Bisnis.com, JAKARTA — Pemilihan presiden (Pilpres) Rusia yang digelar tahun ini mendapat perhatian dari berbagai negara di dunia.
Beberapa negara pun bereaksi terhadap Pilpres Rusia 2024 yang menghasilkan kemenangan telak Presiden petahana Vladimir Putin. Kini, Putin memiliki kesempatan untuk memimpin Rusia 6 tahun ke depan.
Komisi Pemilihan Umum Pusat Rusia membagikan data bahwa Putin memimpin suara dalam Pilpres 2024 dengan 87,32%.

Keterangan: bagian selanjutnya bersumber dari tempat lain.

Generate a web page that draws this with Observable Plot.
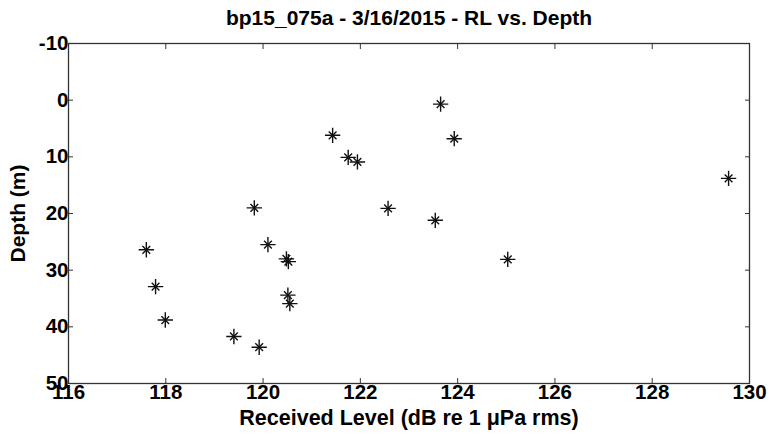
<!DOCTYPE html>
<html><head><meta charset="utf-8">
<script src="https://cdn.jsdelivr.net/npm/d3@7"></script>
<script src="https://cdn.jsdelivr.net/npm/@observablehq/plot@0.6"></script>
<style>body{margin:0;background:#fff}</style>
</head><body><div id="chart"></div>
<script>
const title = "bp15_075a - 3/16/2015 - RL vs. Depth";
const xLabel = "Received Level (dB re 1 \u03bcPa rms)";
const yLabel = "Depth (m)";
const receivedLevel = [123.65, 123.93, 121.43, 121.75, 121.94, 119.82, 122.57, 123.54, 129.57, 120.10, 117.60, 120.48, 120.52, 125.03, 117.79, 120.51, 120.55, 117.99, 119.40, 119.92];
const depth =         [0.7,    6.8,    6.2,    10.1,   10.9,   19.0,   19.1,   21.2,   13.8,   25.5,   26.4,   28.0,   28.5,   28.1,   32.9,   34.4,   35.9,   38.8,   41.7,   43.6];
const xTicks = [116, 118, 120, 122, 124, 126, 128, 130];
const yTicks = [-10, 0, 10, 20, 30, 40, 50];

const points = receivedLevel.map((x, i) => ({x, y: depth[i]}));
const font = "'Liberation Sans', Arial, sans-serif";
const axisColor = "#333";

const chart = Plot.plot({
  width: 770, height: 434,
  marginLeft: 68, marginRight: 21, marginTop: 43, marginBottom: 51,
  style: {fontFamily: font, fontWeight: "bold", fontSize: "20px", color: "#000", background: "#fff"},
  x: {domain: [116, 130]},
  y: {domain: [-10, 50], reverse: true},
  marks: [
    Plot.frame({stroke: axisColor, strokeWidth: 1.3}),
    Plot.axisX(xTicks, {anchor: "bottom", tickSize: -5, tickPadding: 6, label: null, tickFormat: d => String(d), fontSize: 20.5, stroke: axisColor}),
    Plot.axisX(xTicks, {anchor: "top", tickSize: -5, label: null, tickFormat: () => "", stroke: axisColor}),
    Plot.axisY(yTicks, {anchor: "left", tickSize: -5, tickPadding: 5, label: null, tickFormat: d => String(d), fontSize: 20.5, stroke: axisColor}),
    Plot.axisY(yTicks, {anchor: "right", tickSize: -5, label: null, tickFormat: () => "", stroke: axisColor}),
    Plot.dot(points, {x: "x", y: "y", symbol: "plus", r: 5, stroke: "#111", strokeWidth: 1.4}),
    Plot.dot(points, {x: "x", y: "y", symbol: "times", r: 3.6, stroke: "#111", strokeWidth: 1.4}),
    Plot.text([title], {frameAnchor: "top", dy: -25, textAnchor: "middle", lineAnchor: "middle", fontSize: 21, fontWeight: "bold"}),
    Plot.text([xLabel], {frameAnchor: "bottom", dy: 35, textAnchor: "middle", lineAnchor: "middle", fontSize: 21.5, fontWeight: "bold"}),
    Plot.text([yLabel], {frameAnchor: "left", dx: -50, rotate: -90, textAnchor: "middle", lineAnchor: "middle", fontSize: 21, fontWeight: "bold"})
  ]
});
document.getElementById("chart").appendChild(chart);
</script>
</body></html>
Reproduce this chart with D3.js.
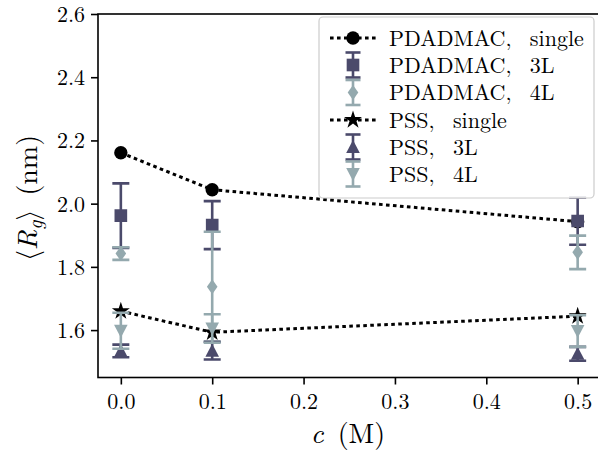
<!DOCTYPE html>
<html>
<head>
<meta charset="utf-8">
<script src="https://cdn.jsdelivr.net/npm/d3@7"></script>
<style>
  html, body { margin: 0; padding: 0; background: #fff; }
  svg { display: block; }
</style>
</head>
<body>
<svg id="chart" width="598" height="455"></svg>
<script>
// ---- data ----
const concentrations = [0.0, 0.1, 0.5];
const pdadmacSingle = [2.161, 2.044, 1.943];
const pdadmac3L = [1.962, 1.932, 1.945];
const pdadmac3LErr = [0.102, 0.076, 0.075];
const pdadmac4L = [1.842, 1.737, 1.846];
const pdadmac4LErr = [0.020, 0.174, 0.053];
const pssSingle = [1.660, 1.593, 1.644];
const pss3L = [1.534, 1.535, 1.525];
const pss3LErr = [0.020, 0.028, 0.022];
const pss4L = [1.598, 1.605, 1.597];
const pss4LErr = [0.057, 0.045, 0.050];
const xTicks = [0.0, 0.1, 0.2, 0.3, 0.4, 0.5];
const yTicks = [1.6, 1.8, 2.0, 2.2, 2.4, 2.6];
const legendLabels = ["PDADMAC,\u00a0 single", "PDADMAC,\u00a0 3L", "PDADMAC,\u00a0 4L",
                      "PSS,\u00a0 single", "PSS,\u00a0 3L", "PSS,\u00a0 4L"];

const FONT = "'Latin Modern Roman', 'Liberation Serif', serif";
const DARK = "#4b4a6b";
const LIGHT = "#94a9ae";

const svg = d3.select("#chart").attr("font-family", FONT);
const M = {left: 98, top: 14, right: 600.5, bottom: 377.5};

const x = d3.scaleLinear().domain([-0.025, 0.525]).range([M.left, M.right]);
const y = d3.scaleLinear().domain([1.45, 2.6]).range([M.bottom, M.top]);

svg.append("defs").append("clipPath").attr("id", "clip")
  .append("rect").attr("x", M.left).attr("y", M.top)
  .attr("width", M.right - M.left).attr("height", M.bottom - M.top);

const plot = svg.append("g").attr("clip-path", "url(#clip)");

const sym = {
  circle: d3.symbol().type(d3.symbolCircle).size(140)(),
  square: d3.symbol().type(d3.symbolSquare).size(160)(),
  star: d3.symbol().type(d3.symbolStar).size(100)(),
  diamond: "M0,-7.5L5.3,0L0,7.5L-5.3,0Z",
  triUp: "M0,-7L6.8,6L-6.8,6Z",
  triDown: "M0,7L6.8,-6L-6.8,-6Z"
};

function singleSeries(g, vals, shape) {
  const pts = concentrations.map((c, i) => [x(c), y(vals[i])]);
  g.append("path").attr("d", d3.line()(pts))
    .attr("fill", "none").attr("stroke", "#000").attr("stroke-width", 3)
    .attr("stroke-dasharray", "3.6,3.4");
  g.selectAll(null).data(pts).enter().append("path")
    .attr("d", shape).attr("transform", d => `translate(${d[0]},${d[1]})`)
    .attr("fill", "#000");
}

function errSeries(g, vals, errs, shape, color) {
  const cap = 8.5;
  concentrations.forEach((c, i) => {
    const cx = x(c), y1 = y(vals[i] + errs[i]), y0 = y(vals[i] - errs[i]);
    g.append("line").attr("x1", cx).attr("x2", cx).attr("y1", y1).attr("y2", y0)
      .attr("stroke", color).attr("stroke-width", 2.6);
    [y1, y0].forEach(yy => g.append("line")
      .attr("x1", cx - cap).attr("x2", cx + cap).attr("y1", yy).attr("y2", yy)
      .attr("stroke", color).attr("stroke-width", 2.6));
  });
  g.selectAll(null).data(concentrations).enter().append("path")
    .attr("d", shape)
    .attr("transform", (c, i) => `translate(${x(c)},${y(vals[i])})`)
    .attr("fill", color);
}

singleSeries(plot.append("g"), pdadmacSingle, sym.circle);
errSeries(plot.append("g"), pdadmac3L, pdadmac3LErr, sym.square, DARK);
errSeries(plot.append("g"), pdadmac4L, pdadmac4LErr, sym.diamond, LIGHT);
singleSeries(plot.append("g"), pssSingle, sym.star);
errSeries(plot.append("g"), pss3L, pss3LErr, sym.triUp, DARK);
errSeries(plot.append("g"), pss4L, pss4LErr, sym.triDown, LIGHT);

// axes
const xAxis = d3.axisBottom(x).tickValues(xTicks).tickFormat(d3.format(".1f"))
  .tickSizeInner(7).tickSizeOuter(0).tickPadding(6);
const yAxis = d3.axisLeft(y).tickValues(yTicks).tickFormat(d3.format(".1f"))
  .tickSizeInner(7).tickSizeOuter(0).tickPadding(6);

const gx = svg.append("g").attr("transform", `translate(0,${M.bottom})`).call(xAxis);
const gy = svg.append("g").attr("transform", `translate(${M.left},0)`).call(yAxis);
[gx, gy].forEach(g => {
  g.attr("font-family", FONT).attr("font-size", 22);
  g.select(".domain").remove();
  g.selectAll(".tick line").attr("stroke", "#000").attr("stroke-width", 1.6);
  g.selectAll(".tick text").attr("font-family", FONT).attr("font-size", 22).attr("fill", "#000");
});
gx.selectAll(".tick text").attr("dy", null).attr("y", 31);
gy.selectAll(".tick text").attr("dy", "0.34em").attr("x", -13);

// spines
svg.append("rect").attr("x", M.left).attr("y", M.top)
  .attr("width", M.right - M.left).attr("height", M.bottom - M.top)
  .attr("fill", "none").attr("stroke", "#000").attr("stroke-width", 1.6);

// axis labels
const xl = svg.append("text").attr("x", 348).attr("y", 443)
  .attr("text-anchor", "middle").attr("font-size", 28).attr("font-family", FONT);
xl.append("tspan").attr("font-style", "italic").text("c");
xl.append("tspan").text("\u00a0(M)");

const yl = svg.append("text").attr("transform", "translate(37,198) rotate(-90)")
  .attr("text-anchor", "middle").attr("font-size", 28).attr("font-family", FONT);
yl.append("tspan").attr("font-family", "'Latin Modern Math', " + FONT).text("\u27e8");
yl.append("tspan").attr("font-style", "italic").text("R");
yl.append("tspan").attr("font-style", "italic").attr("font-size", 20).attr("dy", 5).text("g");
yl.append("tspan").attr("dy", -5).attr("font-family", "'Latin Modern Math', " + FONT).text("\u27e9");
yl.append("tspan").text("\u00a0(nm)");

// legend
const L = {x: 319, y: 17, w: 275, h: 181};
const lg = svg.append("g");
lg.append("rect").attr("x", L.x).attr("y", L.y).attr("width", L.w).attr("height", L.h)
  .attr("rx", 4).attr("fill", "#fff").attr("fill-opacity", 0.88)
  .attr("stroke", "#cccccc").attr("stroke-width", 1.2);

const rowY = [38, 65, 92.5, 120, 147, 174];
const handleX = 353;
const legendSpecs = [
  {type: "single", shape: sym.circle, color: "#000"},
  {type: "err", shape: sym.square, color: DARK},
  {type: "err", shape: sym.diamond, color: LIGHT},
  {type: "single", shape: sym.star, color: "#000"},
  {type: "err", shape: sym.triUp, color: DARK},
  {type: "err", shape: sym.triDown, color: LIGHT}
];
legendSpecs.forEach((s, i) => {
  const ry = rowY[i];
  const g = lg.append("g");
  if (s.type === "single") {
    g.append("line").attr("x1", 330).attr("x2", 377).attr("y1", ry).attr("y2", ry)
      .attr("stroke", "#000").attr("stroke-width", 3).attr("stroke-dasharray", "3.6,3.4");
  } else {
    const h = 12.5, cap = 7.5;
    g.append("line").attr("x1", handleX).attr("x2", handleX).attr("y1", ry - h).attr("y2", ry + h)
      .attr("stroke", s.color).attr("stroke-width", 2.6);
    [ry - h, ry + h].forEach(yy => g.append("line").attr("x1", handleX - cap).attr("x2", handleX + cap)
      .attr("y1", yy).attr("y2", yy).attr("stroke", s.color).attr("stroke-width", 2.6));
  }
  g.append("path").attr("d", s.shape).attr("transform", `translate(${handleX},${ry})`).attr("fill", s.color);
  lg.append("text").attr("x", 389).attr("y", ry).attr("dy", "0.35em")
    .attr("font-family", FONT).attr("font-size", 22).text(legendLabels[i]);
});
</script>
</body>
</html>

Sementara itu, kantor berita resmi Rusia, TASS melansir, kandidat lainnya dari Partai Komunis Nikolay Kharitonov berada di posisi kedua dengan 4,28%.
Kemudian diikuti oleh kandidat dari Partai Rakyat Baru Vladislav Davankov dengan 3,85%. Kandidat LDPR Leonid Slutsky berada di urutan keempat, memperoleh 3,15%.

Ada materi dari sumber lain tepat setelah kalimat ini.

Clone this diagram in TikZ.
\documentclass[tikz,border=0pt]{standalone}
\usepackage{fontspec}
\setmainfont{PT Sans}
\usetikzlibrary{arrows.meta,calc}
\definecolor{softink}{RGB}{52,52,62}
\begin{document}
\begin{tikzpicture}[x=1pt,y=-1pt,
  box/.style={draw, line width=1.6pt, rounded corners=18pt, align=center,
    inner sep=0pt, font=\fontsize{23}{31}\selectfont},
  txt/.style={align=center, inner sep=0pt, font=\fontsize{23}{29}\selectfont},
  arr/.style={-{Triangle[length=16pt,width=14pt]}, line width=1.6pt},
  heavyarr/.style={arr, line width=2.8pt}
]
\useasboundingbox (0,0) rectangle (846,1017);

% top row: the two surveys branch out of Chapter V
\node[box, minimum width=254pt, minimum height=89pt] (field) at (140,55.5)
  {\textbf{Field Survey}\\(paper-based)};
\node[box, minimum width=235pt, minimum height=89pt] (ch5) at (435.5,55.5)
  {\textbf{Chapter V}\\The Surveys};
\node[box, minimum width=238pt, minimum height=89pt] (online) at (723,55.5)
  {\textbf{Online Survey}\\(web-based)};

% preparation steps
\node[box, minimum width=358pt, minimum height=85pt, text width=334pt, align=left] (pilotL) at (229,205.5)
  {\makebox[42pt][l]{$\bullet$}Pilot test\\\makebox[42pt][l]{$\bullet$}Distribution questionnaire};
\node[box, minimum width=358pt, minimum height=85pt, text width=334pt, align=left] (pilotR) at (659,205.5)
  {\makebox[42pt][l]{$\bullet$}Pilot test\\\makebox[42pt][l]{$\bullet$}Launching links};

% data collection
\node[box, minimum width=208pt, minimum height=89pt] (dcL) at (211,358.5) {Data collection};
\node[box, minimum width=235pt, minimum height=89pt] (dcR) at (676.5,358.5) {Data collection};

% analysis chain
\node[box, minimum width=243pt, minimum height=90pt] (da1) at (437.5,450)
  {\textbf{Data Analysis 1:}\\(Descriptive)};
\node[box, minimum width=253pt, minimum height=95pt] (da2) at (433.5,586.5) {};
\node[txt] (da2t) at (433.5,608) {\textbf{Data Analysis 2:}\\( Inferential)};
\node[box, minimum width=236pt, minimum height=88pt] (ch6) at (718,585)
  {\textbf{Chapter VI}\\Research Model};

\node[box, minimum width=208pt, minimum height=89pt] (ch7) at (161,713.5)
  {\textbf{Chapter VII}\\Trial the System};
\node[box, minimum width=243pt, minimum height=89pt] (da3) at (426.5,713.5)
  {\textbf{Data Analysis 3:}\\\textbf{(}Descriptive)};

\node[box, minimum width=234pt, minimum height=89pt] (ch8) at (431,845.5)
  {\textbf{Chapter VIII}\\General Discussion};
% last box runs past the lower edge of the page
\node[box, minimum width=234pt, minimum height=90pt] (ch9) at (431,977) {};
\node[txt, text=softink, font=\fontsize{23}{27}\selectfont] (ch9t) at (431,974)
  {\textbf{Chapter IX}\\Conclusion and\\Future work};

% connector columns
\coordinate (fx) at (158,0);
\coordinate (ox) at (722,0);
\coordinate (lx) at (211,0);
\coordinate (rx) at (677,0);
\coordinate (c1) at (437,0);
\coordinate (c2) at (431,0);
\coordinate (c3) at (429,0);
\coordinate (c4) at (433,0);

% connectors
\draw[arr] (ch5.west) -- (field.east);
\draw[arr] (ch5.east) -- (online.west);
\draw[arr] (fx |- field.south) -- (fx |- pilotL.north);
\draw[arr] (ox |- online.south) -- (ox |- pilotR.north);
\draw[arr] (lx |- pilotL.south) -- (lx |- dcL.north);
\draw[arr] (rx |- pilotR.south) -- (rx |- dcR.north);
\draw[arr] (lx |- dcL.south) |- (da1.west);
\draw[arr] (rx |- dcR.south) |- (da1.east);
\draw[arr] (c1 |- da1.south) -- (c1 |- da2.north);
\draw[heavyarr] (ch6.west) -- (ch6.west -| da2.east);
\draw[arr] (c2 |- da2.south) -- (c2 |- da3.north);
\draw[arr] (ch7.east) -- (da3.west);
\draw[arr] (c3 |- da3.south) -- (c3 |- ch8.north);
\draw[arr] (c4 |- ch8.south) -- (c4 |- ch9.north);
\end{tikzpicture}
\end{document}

Menurut exit poll, perolehan suara untuk Putin dalam Pilpres yang selama ini dia jalani terus mengalami peningkatan perolehan suara sejak 2000.
Baca Juga
Perolehan suara Putin dalam Pilpres 2000 mencapai 53,4%. Lalu, pada 2004, mantan agen rahasia Rusia itu mendapatkan 71,9% suara.
Lebih lanjut, pada Pilpres 2012 Putin mendapatkan suara sebanyak 63,6%, dilanjut pada 2018 dia mendapatkan suara 76,6%.
Dilansir Reuters, berikut beberapa reaksi dunia baik dari pemerintah maupun pejabat asing terhadap perolehan suara Putin yang unggul dalam Pilpres tersebut:
1. Jerman
Kementerian Luar Negeri Jerman menyatakan bahwa hasil pemilihan umum (pemilu) di Rusia 2024 tidak akan mengejutkan siapapun, karena sudah diketahui hasilnya.
"Pemilu semu di Rusia tidak bebas dan tidak adil, hasilnya tidak akan mengejutkan siapapun. Pemerintahan Putin bersifat otoriter, dia mengandalkan sensor, penindasan, dan kekerasan. Pemilu di wilayah pendudukan Ukraina tidak sah dan merupakan pelanggaran lainnya dari hukum internasional," tulisnya di X.
2. Inggris
Menteri Luar Negeri Inggris David Cameron menegaskan bahwa pemilu Rusia yang berjalan saat ini bukan merupakan pemilu yang adil.
“Pemungutan suara di Rusia telah ditutup, menyusul diadakannya pemilu secara ilegal di wilayah Ukraina, kurangnya pilihan bagi para pemilih, dan tidak adanya pemantauan independen dari OSCE (Organisasi untuk Keamanan dan Kerja Sama di Eropa). Ini bukanlah pemilu yang bebas dan adil," katanya.
3. Polandia
Kementerian Luar Negeri Polandia menyatakan bahwa pemilu di Rusia berjalan di saat penindasan ekstrem terjadi di masyarakat, dan mustahil untuk pemilu yang bebas.
“Dari tanggal 15-17 Maret 2024, apa yang disebut pemilihan presiden berlangsung di Rusia. Pemungutan suara berlangsung dalam kondisi penindasan ekstrem terhadap masyarakat, sehingga mustahil untuk membuat pilihan yang bebas dan demokratis," ujarnya.